Could your content be used against you? Of course. New technologies are popping up all the time. Twenty years ago you could have published your biometric data without really worrying. Today, the game has changed, and numerous forms of biometric data can be exploited in nefarious ways by third parties. Most people who unthinkingly published biometric data in the early 2000s have long since taken it down. But if anyone had published on a CC licence and a third party had chosen to republish, there would not be a thing that person could now do to get the data offline.

"This is purely a system of handing free donation money to the anti-copyright collective, and free advertising fodder to Big Tech, whilst the digital working class are given a worthless pat on the head for accepting their traditional reward of sod all."

There will be readers who consider this post completely unhinged. Or an attempt to stifle free speech - as Google and its puppet show like to portray any strong assertions of copyright protection. But it really makes two main points...

  • In a capitalist society, asking creators to unilaterally renounce capitalism is an attack on the value of creators, and the creative arts. If we're going to ask anyone to renounce capitalism, let's start with the people who can most afford to renounce capitalism - like Big Tech.
  • Creative Commons, both the organisation and its licences, have a value to content creators of less than zero. No creator needs to sign away their rights, and such action is more likely to cause harm than bring benefit. Creative Commons the org knows that. It doesn't care. It's not there for the creator. It's there for the consumer.

A CAUTIONARY TALE

I myself made the mistake of allowing some of my music to stream on a CC licence. It wasn't because I chose that licence. It was because the now closed platform on which I posted the songs required all submissions to be posted under CC conditions.
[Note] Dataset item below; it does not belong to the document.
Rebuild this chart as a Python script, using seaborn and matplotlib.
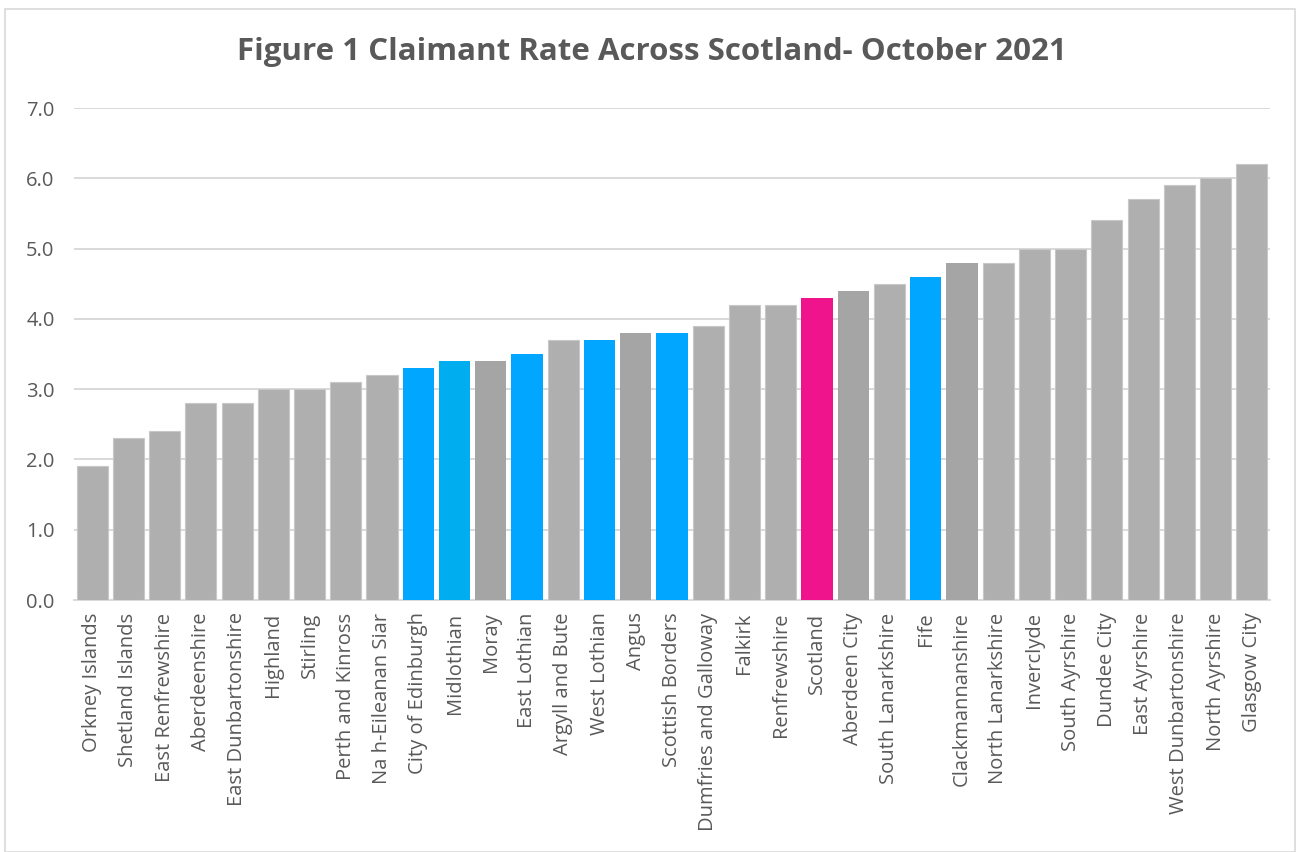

A problem in itself, but with hotlinkable music-streaming options extremely thin on the ground, I took the plunge...

I did think twice before posting, but I figured that I could always delete when I no longer wanted the songs online. I believed that a third party would be unlikely to re-host the tracks on their own domain, because many years back when I posted, bandwidth limitations were still prohibitive for smaller publishers, and the platform allowed hotlinking, so third party publishers could save their bandwidth by hotlinking to my original upload. Therefore, if I deleted, it would take down the third-party shares, and the content would disappear.

However, when the platform closed down, the music on it was unexpectedly "donated" to a larger resource, which, unlike the platform on which I'd originally posted, gave me no means to delete. I lost control of my own music, with zero compensation, and there wasn't a thing I could do to get it back. Not only that, but because I'd signed up to the platform with an old username I no longer use, and the receiving platform simply attributed to the usernames, the attribution doesn't even recognisably identify me anymore.

The music is now effectively owned and gatekept by a member of the anti-copyright cartel. And it could not be more clear to me that this is precisely the endgame that cartel sought to engineer when they clubbed together to mobilise the grand scheme of Creative Commons.

The takeaway is - and I can't stress this strongly enough... With a concept like Creative Commons, where the publishing rights are communal, ownership is dictated by reach. That is, the most visible publisher effectively becomes the owner of the content. Big Tech and copyright-bustin' cronies like Wikimedia and the Internet Archive want us to think that Creative Commons helps the little people get recognised. In truth, it does the opposite. The bigger the Web presence you have, the more you stand to gain from Creative Commons. And it'll be other people's work you'll be gaining from - not your own.